LEGAL ARGUMENT will continue today in the High Court in a case in which a woman detained by gardaí as she was out walking in south Dublin complains that she is being improperly held in a psychiatric hospital.
Yesterday, a lawyer for St Patrick’s Hospital read out a statement saying the hospital would not in any way ever condone anything improper in relation to any patient brought there.
Pauline Walley SC, counsel for the hospital, its clinical director and one of its leading consultant psychiatrists, told Mr Justice Bryan McMahon she had been instructed to make the statement in court.
She was representing the three respondents to an application by a 69-year-old Co Dublin woman for a declaration that she had been unlawfully detained by them on December 9th last after having been arrested by gardaí while out for a walk with her son.
Colman Fitzgerald SC, counsel for the woman, whose name is being withheld from publication, told the court yesterday it had been thought earlier that she had been walking with her husband when the arrest took place.
The court had heard that the woman, who periodically suffers from mental illness and a religious preoccupation, had been taken to the hospital late at night by gardaí who had arrested her while walking on a footpath in south Dublin.

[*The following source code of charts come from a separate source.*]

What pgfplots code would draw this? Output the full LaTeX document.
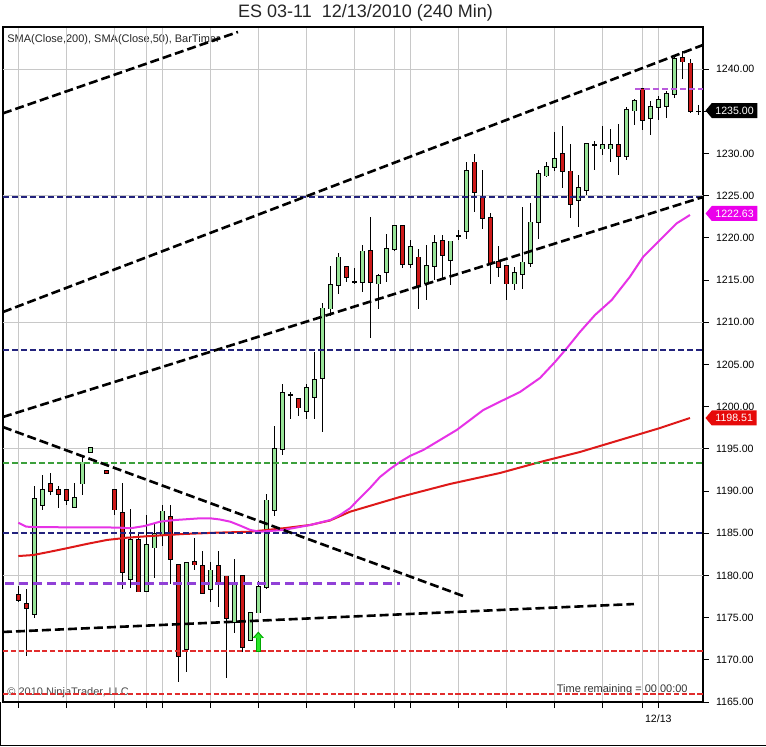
\documentclass[border=0pt]{standalone}
\usepackage{fontspec}
\setmainfont{Liberation Sans}
\usepackage{pgfplots}
\pgfplotsset{compat=1.18}
\usepackage{pgfplotstable}
\usetikzlibrary{shapes.symbols, arrows.meta}

\definecolor{upc}{RGB}{152,228,152}
\definecolor{dnc}{RGB}{205,25,25}
\definecolor{smaA}{RGB}{230,50,230}
\definecolor{smaB}{RGB}{222,25,25}
\definecolor{navyc}{RGB}{35,35,125}
\definecolor{dgreen}{RGB}{60,160,60}
\definecolor{dred}{RGB}{225,45,45}
\definecolor{violetc}{RGB}{145,65,215}
\definecolor{orchidc}{RGB}{185,90,220}
\definecolor{gridc}{RGB}{200,200,200}
\definecolor{tagmag}{RGB}{235,0,235}
\definecolor{tagred}{RGB}{230,10,10}

% up (green) candles and dojis: index, open, high, low, close
\pgfplotstableread{
x o h l c
2 1175.4 1190.6 1175.0 1189.1
3 1188.3 1191.9 1187.8 1190.1
7 1188.1 1191.0 1188.0 1189.2
8 1190.9 1194.2 1189.5 1193.4
9 1194.6 1195.1 1194.6 1195.1
14 1179.6 1187.9 1178.5 1184.2
16 1178.1 1187.2 1178.1 1183.6
17 1183.3 1186.1 1179.7 1184.9
18 1184.8 1188.4 1183.5 1187.6
21 1171.3 1181.6 1168.6 1181.5
24 1178.4 1181.6 1176.8 1180.6
27 1174.5 1182.0 1173.2 1179.1
29 1172.3 1175.7 1172.2 1175.6
30 1175.6 1179.3 1175.5 1178.6
31 1178.6 1189.7 1178.4 1188.9
32 1187.8 1197.7 1187.0 1195.0
33 1195.0 1202.7 1194.3 1201.6
34 1201.4 1201.7 1198.6 1201.4
36 1199.5 1202.7 1198.5 1202.2
37 1201.1 1206.5 1198.5 1203.2
38 1203.4 1212.3 1197.0 1211.65
39 1211.65 1216.7 1210.7 1214.4
40 1214.4 1218.2 1213.4 1217.7
42 1214.8 1216.4 1214.6 1214.8
43 1214.8 1219.2 1213.6 1218.4
45 1214.6 1215.8 1211.65 1215.5
46 1216.0 1220.5 1214.8 1218.7
47 1218.7 1221.4 1218.4 1221.4
49 1216.9 1219.8 1216.4 1218.9
51 1214.6 1219.2 1212.6 1216.7
52 1216.7 1220.3 1215.0 1219.4
54 1217.4 1219.7 1214.4 1219.6
55 1220.2 1220.9 1219.8 1220.2
56 1220.85 1229.0 1219.9 1227.9
62 1214.6 1216.6 1213.8 1215.9
63 1215.7 1223.7 1214.0 1217.1
64 1217.05 1224.2 1216.6 1221.85
65 1221.85 1228.05 1219.9 1227.6
66 1227.4 1229.0 1227.2 1228.4
67 1228.4 1232.6 1227.9 1229.4
70 1224.5 1227.45 1221.3 1225.9
71 1225.7 1231.3 1225.1 1231.1
72 1231.0 1231.5 1228.1 1231.0
73 1230.6 1233.3 1229.8 1231.0
74 1230.6 1232.9 1229.0 1231.0
76 1229.7 1235.5 1229.2 1235.2
77 1235.1 1236.5 1233.4 1236.2
79 1234.2 1236.2 1232.2 1235.5
80 1235.5 1236.8 1234.05 1236.4
81 1235.6 1237.4 1234.2 1237.1
82 1237.1 1241.5 1236.6 1241.2
85 1235.0 1235.8 1234.6 1235.0
}\upbars

% down (red) candles
\pgfplotstableread{
x o h l c
0 1177.7 1178.7 1176.9 1177.1
1 1176.6 1178.4 1170.5 1176.1
4 1190.9 1192.1 1189.5 1190.05
5 1190.1 1190.6 1188.0 1189.6
6 1190.1 1190.3 1188.3 1188.9
11 1192.4 1192.4 1192.1 1192.1
12 1190.1 1190.3 1187.2 1187.8
13 1187.4 1190.9 1178.4 1180.4
15 1184.2 1185.2 1178.1 1178.1
19 1186.9 1188.4 1179.0 1181.9
20 1181.3 1181.4 1167.4 1170.5
22 1181.6 1184.5 1180.6 1181.3
23 1181.1 1182.9 1177.8 1177.9
25 1181.1 1182.9 1176.3 1179.0
26 1179.9 1180.0 1167.8 1175.0
28 1179.9 1180.0 1170.9 1171.55
35 1200.9 1201.0 1198.9 1199.9
41 1216.6 1216.7 1214.8 1215.4
44 1218.45 1222.5 1208.1 1214.8
48 1221.4 1221.5 1216.4 1216.9
50 1217.7 1218.7 1211.65 1214.3
53 1219.6 1220.3 1215.0 1218.0
57 1228.95 1230.0 1223.1 1225.4
58 1224.9 1228.1 1221.1 1222.4
59 1222.4 1222.9 1214.6 1217.05
60 1217.2 1219.0 1215.4 1216.6
61 1216.7 1216.8 1212.6 1214.6
68 1230.0 1233.3 1225.9 1227.9
69 1227.9 1231.1 1222.4 1224.0
75 1231.0 1233.5 1227.45 1229.7
78 1237.7 1237.8 1232.8 1234.0
83 1241.35 1242.2 1238.9 1240.9
84 1240.7 1241.2 1234.85 1235.0
}\dnbars

\pgfplotsset{
  wick/.style={draw=none, mark=none, forget plot,
    error bars/.cd, y dir=both, y explicit, error mark=none,
    error bar style={draw=black, solid, line width=0.5pt}},
  bodyline/.style={draw=none, mark=none, forget plot,
    error bars/.cd, y dir=both, y explicit, error mark=none,
    error bar style={draw=black, solid, line width=2.5pt, line cap=butt}},
  bodyfill/.style={draw=none, mark=none, forget plot,
    error bars/.cd, y dir=both, y explicit, error mark=none,
    error bar style={draw=#1, solid, line width=1.6pt, line cap=butt}},
}

\begin{document}
\begin{tikzpicture}
\path[use as bounding box] (0,0) rectangle (383pt,373pt);

\node[font=\fontsize{9}{11}\selectfont, text=black!85] at (182.75pt,366.5pt) {ES 03-11\ \ 12/13/2010 (240 Min)};
\node[anchor=west, inner sep=0pt, font=\fontsize{5.5}{6.6}\selectfont, text=black!85] at (3.5pt,353pt) {SMA(Close,200), SMA(Close,50), BarTimer};
\node[anchor=west, inner sep=0pt, font=\fontsize{5.5}{6.6}\selectfont, text=black!70] at (3.5pt,26.5pt) {© 2010 NinjaTrader, LLC};
\node[anchor=east, inner sep=0pt, font=\fontsize{5.5}{6.6}\selectfont, text=black!80] at (344pt,28pt) {Time remaining = 00:00:00};

\begin{axis}[
  scale only axis, width=350pt, height=337.5pt,
  at={(1.5pt,22pt)}, anchor=south west,
  xmin=-1.9125, xmax=85.5875, ymin=1165, ymax=1245,
  axis line style={black, line width=0.8pt},
  tick align=outside,
  major tick length=3pt,
  tick style={black, line width=0.5pt},
  ytick={1165,1170,...,1240}, ytick pos=right, yticklabel pos=right,
  xtick={0,6,12,16,18,24,30,36,42,47,49,55,61,67,73,78,80},
  xticklabels={,,,,,,,,,,,,,,,,12/13},
  xtick pos=bottom,
  xmajorgrids, grid style={gridc, line width=0.5pt},
  extra y ticks={1180,1195,1210,1225,1240}, extra y tick labels={},
  extra y tick style={grid=major, major tick length=0pt},
  ticklabel style={font=\fontsize{5.3}{6}\selectfont},
  /pgf/number format/assume math mode=true,
  yticklabel style={/pgf/number format/.cd, fixed, fixed zerofill, precision=2, 1000 sep={}},
  scaled y ticks=false,
]
% wicks
\addplot[wick] table[x=x, y expr={(\thisrow{h}+\thisrow{l})/2}, y error expr={(\thisrow{h}-\thisrow{l})/2}] {\upbars};
\addplot[wick] table[x=x, y expr={(\thisrow{h}+\thisrow{l})/2}, y error expr={(\thisrow{h}-\thisrow{l})/2}] {\dnbars};
% body outlines
\addplot[bodyline] table[x=x, y expr={(\thisrow{o}+\thisrow{c})/2}, y error expr={abs(\thisrow{c}-\thisrow{o})/2+0.1}] {\upbars};
\addplot[bodyline] table[x=x, y expr={(\thisrow{o}+\thisrow{c})/2}, y error expr={abs(\thisrow{c}-\thisrow{o})/2+0.1}] {\dnbars};
% body fills
\addplot[bodyfill=upc] table[x=x, y expr={(\thisrow{o}+\thisrow{c})/2}, y error expr={abs(\thisrow{c}-\thisrow{o})/2}] {\upbars};
\addplot[bodyfill=dnc] table[x=x, y expr={(\thisrow{o}+\thisrow{c})/2}, y error expr={abs(\thisrow{c}-\thisrow{o})/2}] {\dnbars};

% SMA(Close,200)
\addplot[smaB, line width=1pt] coordinates {
(0,1182.30) (1.88,1182.42) (3.96,1182.81) (6.05,1183.22) (8.55,1183.73)
(11.05,1184.20) (13.55,1184.47) (16.46,1184.67) (20.63,1184.91) (24.8,1185.07)
(28.96,1185.18) (33.13,1185.59) (36.46,1185.98) (38.96,1186.51) (41.46,1187.55)
(47.71,1189.30) (53.96,1190.84) (60.21,1192.14) (65.21,1193.44) (70.21,1194.63)
(75.21,1196.05) (80.21,1197.47) (83.96,1198.66)};
% SMA(Close,50)
\addplot[smaA, line width=1pt] coordinates {
(0,1186.25) (1,1185.78) (2,1185.74) (5.2,1185.71) (10.2,1185.71) (12.7,1185.66)
(14,1185.59) (15.8,1185.86) (17.7,1186.37) (19.6,1186.57) (22.7,1186.77) (24,1186.77)
(25.2,1186.63) (26.5,1186.37) (27.7,1185.92) (29,1185.39) (30.2,1185.18) (33.1,1185.39)
(36.5,1185.98) (39,1186.57) (40.2,1187.16) (41.46,1187.96) (42.71,1189.18) (43.96,1190.36)
(45.21,1191.67) (46.46,1192.61) (47.71,1193.44) (48.96,1194.16) (50.63,1194.87)
(52.71,1196.05) (54.8,1197.24) (56.46,1198.42) (58.13,1199.61) (60.21,1200.59)
(62.71,1201.74) (65.21,1203.40) (67.09,1205.30) (68.59,1206.96) (70.21,1208.86)
(72.09,1210.87) (74.18,1212.65) (76.46,1215.41) (78.13,1217.78) (80.21,1219.76)
(82.30,1221.73) (83.96,1222.72)};

% horizontal dashed levels
\addplot[navyc, line width=1pt, dash pattern=on 3pt off 1.5pt] coordinates {(-1.9125,1224.85) (85.5875,1224.85)};
\addplot[navyc, line width=1pt, dash pattern=on 3pt off 1.5pt] coordinates {(-1.9125,1206.7) (85.5875,1206.7)};
\addplot[navyc, line width=1pt, dash pattern=on 3pt off 1.5pt] coordinates {(-1.9125,1185.0) (85.5875,1185.0)};
\addplot[dgreen, line width=1pt, dash pattern=on 3pt off 1.5pt] coordinates {(-1.9125,1193.35) (85.5875,1193.35)};
\addplot[dred, line width=1pt, dash pattern=on 2.7pt off 1.2pt] coordinates {(-1.9125,1171.1) (85.5875,1171.1)};
\addplot[dred, line width=1pt, dash pattern=on 2.7pt off 1.2pt] coordinates {(-1.9125,1165.95) (85.5875,1165.95)};
\addplot[violetc, line width=1.6pt, dash pattern=on 4.5pt off 2.5pt] coordinates {(-1.66,1179.0) (47.71,1179.0)};
\addplot[orchidc, line width=1.2pt, dash pattern=on 3pt off 1.5pt] coordinates {(77.09,1237.65) (85.5875,1237.65)};

% trend lines
\addplot[black, line width=1.3pt, dash pattern=on 4.5pt off 2pt] coordinates {(-1.9125,1234.77) (27.46,1244.41)};
\addplot[black, line width=1.3pt, dash pattern=on 4.5pt off 2pt] coordinates {(-1.9125,1211.22) (85.5875,1242.87)};
\addplot[black, line width=1.3pt, dash pattern=on 4.5pt off 2pt] coordinates {(-1.9125,1198.78) (85.5875,1224.85)};
\addplot[black, line width=1.3pt, dash pattern=on 4.5pt off 2pt] coordinates {(-1.9125,1197.59) (55.96,1177.44)};
\addplot[black, line width=1.3pt, dash pattern=on 4.5pt off 2pt] coordinates {(-1.9125,1173.30) (76.96,1176.61)};

% buy arrow
\addplot[draw=green!65!black, line width=2.6pt, -{Triangle[length=3.2pt,width=5.4pt]}] coordinates {(30,1170.9) (30,1173.35)};
\addplot[draw={rgb,255:red,40;green,230;blue,40}, line width=1.6pt, -{Triangle[length=2.5pt,width=4.2pt]}] coordinates {(30,1171.0) (30,1173.15)};

\coordinate (tagA) at (axis cs:85.5875,1235.1);
\coordinate (tagB) at (axis cs:85.5875,1222.9);
\coordinate (tagC) at (axis cs:85.5875,1198.66);
\end{axis}

\tikzset{tag/.style={signal, signal to=west, signal pointer angle=100, text=white,
  font=\fontsize{5.3}{6}\selectfont, inner xsep=1.8pt, inner ysep=1.2pt,
  minimum height=7.5pt, anchor=west, xshift=1pt}}
\node[tag, fill=black] at (tagA) {1235.00};
\node[tag, fill=tagmag] at (tagB) {1222.63};
\node[tag, fill=tagred] at (tagC) {1198.51};

\draw[black, line width=0.6pt] (0.3pt,0) -- (0.3pt,22pt);
\draw[black, line width=0.6pt] (0,0.3pt) -- (383pt,0.3pt);
\end{tikzpicture}
\end{document}
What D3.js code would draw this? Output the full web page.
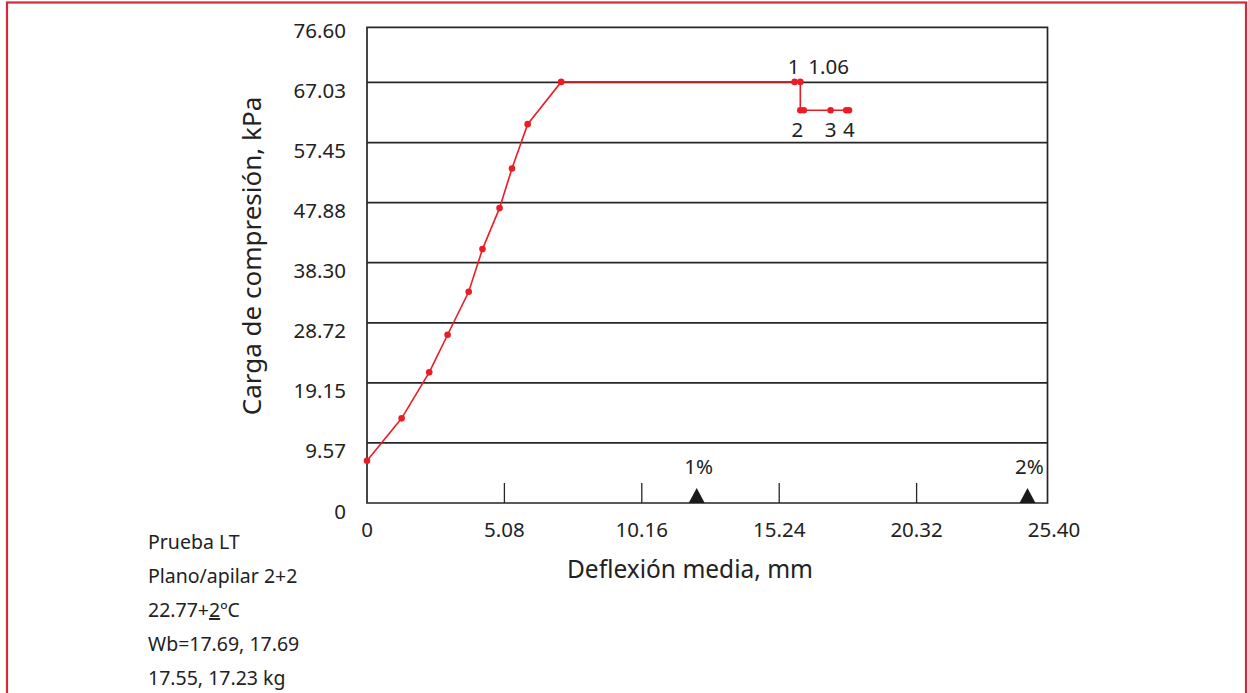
<!DOCTYPE html>
<html><head><meta charset="utf-8">
<script src="https://cdn.jsdelivr.net/npm/d3@7"></script>
<style>body{margin:0;background:#fff}svg{display:block}text{font-family:"Noto Sans",sans-serif;fill:#222}</style>
</head><body><svg id="c" width="1248" height="693"></svg>
<script>
const xTicks = [0, 5.08, 10.16, 15.24, 20.32, 25.40];
const yTicks = [0, 9.57, 19.15, 28.72, 38.30, 47.88, 57.45, 67.03, 76.60];
const defl = [0, 1.28, 2.30, 2.98, 3.76, 4.27, 4.90, 5.36, 5.94, 7.18, 15.81, 16.02, 16.02, 16.15, 17.14, 17.72, 17.82];
const load = [6.74, 13.49, 20.82, 26.82, 33.67, 40.47, 47.0, 53.32, 60.38, 67.12, 67.12, 67.12, 62.61, 62.61, 62.61, 62.61, 62.61];
const pointLabels = [{i:10,t:"1"},{i:11,t:"1.06"},{i:12,t:"2"},{i:14,t:"3"},{i:16,t:"4"}];
const markers = [{x:12.19,t:"1%"},{x:24.42,t:"2%"}];
const notes = ["Prueba LT","Plano/apilar 2+2","22.77+2ºC","Wb=17.69, 17.69","17.55, 17.23 kg"];

const svg = d3.select("#c");
svg.append("rect").attr("x",7).attr("y",2.5).attr("width",1239).attr("height",720)
  .attr("fill","none").attr("stroke","#d32a3b").attr("stroke-width",2.2);

const x = d3.scaleLinear().domain([0,25.40]).range([367,1054]);
const y = d3.scaleLinear().domain([0,76.60]).range([503,22.4]);
const frameRight = x(25.16), frameTop = y(75.8);
const ink = "#262626";

// grid
svg.append("g").selectAll("line").data(yTicks.slice(1,8)).join("line")
  .attr("x1",x(0)).attr("x2",frameRight).attr("y1",d=>y(d)).attr("y2",d=>y(d))
  .attr("stroke",ink).attr("stroke-width",1.7);
// frame
svg.append("path").attr("d",`M${x(0)},${y(0)}V${frameTop}H${frameRight}V${y(0)}Z`)
  .attr("fill","none").attr("stroke",ink).attr("stroke-width",1.7);
// x ticks inside
svg.append("g").selectAll("line").data(xTicks.slice(1,5)).join("line")
  .attr("x1",d=>x(d)).attr("x2",d=>x(d)).attr("y1",y(0)).attr("y2",y(0)-20)
  .attr("stroke",ink).attr("stroke-width",1.3);

// y tick labels
svg.append("g").selectAll("text").data(yTicks).join("text")
  .attr("x",346).attr("y",d=>y(d)+15.5).attr("text-anchor","end")
  .attr("font-size",20.5).text(d=>d===0?"0":d.toFixed(2));
// x tick labels
svg.append("g").selectAll("text").data(xTicks).join("text")
  .attr("x",d=>x(d)).attr("y",537).attr("text-anchor","middle")
  .attr("font-size",20.5).text(d=>d===0?"0":d.toFixed(2));

svg.append("text").attr("x",690).attr("y",578).attr("text-anchor","middle")
  .attr("font-size",24.5).text("Deflexión media, mm");
svg.append("text").attr("transform","translate(261,256) rotate(-90)").attr("text-anchor","middle")
  .attr("font-size",26).text("Carga de compresión, kPa");

// markers
const mk = svg.append("g");
mk.selectAll("path").data(markers).join("path")
  .attr("d",d=>`M${x(d.x)-8},${y(0)}L${x(d.x)},${y(0)-15}L${x(d.x)+8},${y(0)}Z`).attr("fill","#1a1a1a");
mk.selectAll("text").data(markers).join("text")
  .attr("x",d=>x(d.x)+2).attr("y",y(0)-29).attr("text-anchor","middle").attr("font-size",20.5).text(d=>d.t);

// series
const pts = defl.map((d,i)=>[d,load[i]]);
svg.append("path").datum(pts).attr("d",d3.line().x(d=>x(d[0])).y(d=>y(d[1])))
  .attr("fill","none").attr("stroke","#ec1c24").attr("stroke-width",1.6);
svg.append("g").selectAll("circle").data(pts).join("circle")
  .attr("cx",d=>x(d[0])).attr("cy",d=>y(d[1])).attr("r",3.3).attr("fill","#ec1c24");

// point labels
svg.append("g").selectAll("text").data(pointLabels).join("text")
  .attr("x",d=>d.t==="1.06"?x(defl[d.i])+8:x(defl[d.i])+ (d.t==="2"?-3:d.t==="1"?-1:0))
  .attr("y",d=>d.i<12?y(load[d.i])-8:y(load[d.i])+27)
  .attr("text-anchor",d=>d.t==="1.06"?"start":"middle").attr("font-size",20.5).text(d=>d.t);

// notes
svg.append("g").selectAll("text").data(notes).join("text")
  .attr("x",148).attr("y",(d,i)=>549+i*34).attr("font-size",19.5)
  .each(function(d){
    const t=d3.select(this);
    if(d.includes("+2º")){
      const [a,b]=d.split("+2");
      t.append("tspan").text(a+"+");
      t.append("tspan").attr("text-decoration","underline").text("2");
      t.append("tspan").text(b);
    } else t.text(d);
  });
</script></body></html>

Mr Fitzgerald, who appeared with Michael Lynn, told the court she claimed to have been unlawfully detained in St Patrick’s after having been left in the care of hospital staff by gardaí.
She had been arrested on foot of an application by her husband to the family doctor, who had issued a recommendation she be involuntarily committed to St Patrick’s.
Mr Fitzgerald submitted that the use of gardaí in her admission had rendered it unlawful.
Ms Walley told the court that any alleged “mischief” complained of had occurred prior to the woman having been received by the hospital, in accordance with the procedures as laid down under the Mental Health Act.
Her solicitor, Anthony Fay, had represented her interests at a tribunal of inquiry into her detention set up by the Mental Health Commission within days of her admission.
The tribunal had on December 19th affirmed the necessity of the patient to be detained and had recommended her further detention.
A consultant psychiatrist signed a renewal of admission for four weeks, ending on January 16th next.
In the meantime, her detention for her own protection and treatment would be further inquired into by a commission tribunal on January 8th.
Ms Walley said the hospital and staff had nothing to do with the intervention of gardaí in the woman having been brought to St Patrick’s, and it was wrong to seek to taint as unlawful what had happened after her reception in the hospital.
The hearing was adjourned for continuation of legal argument until today.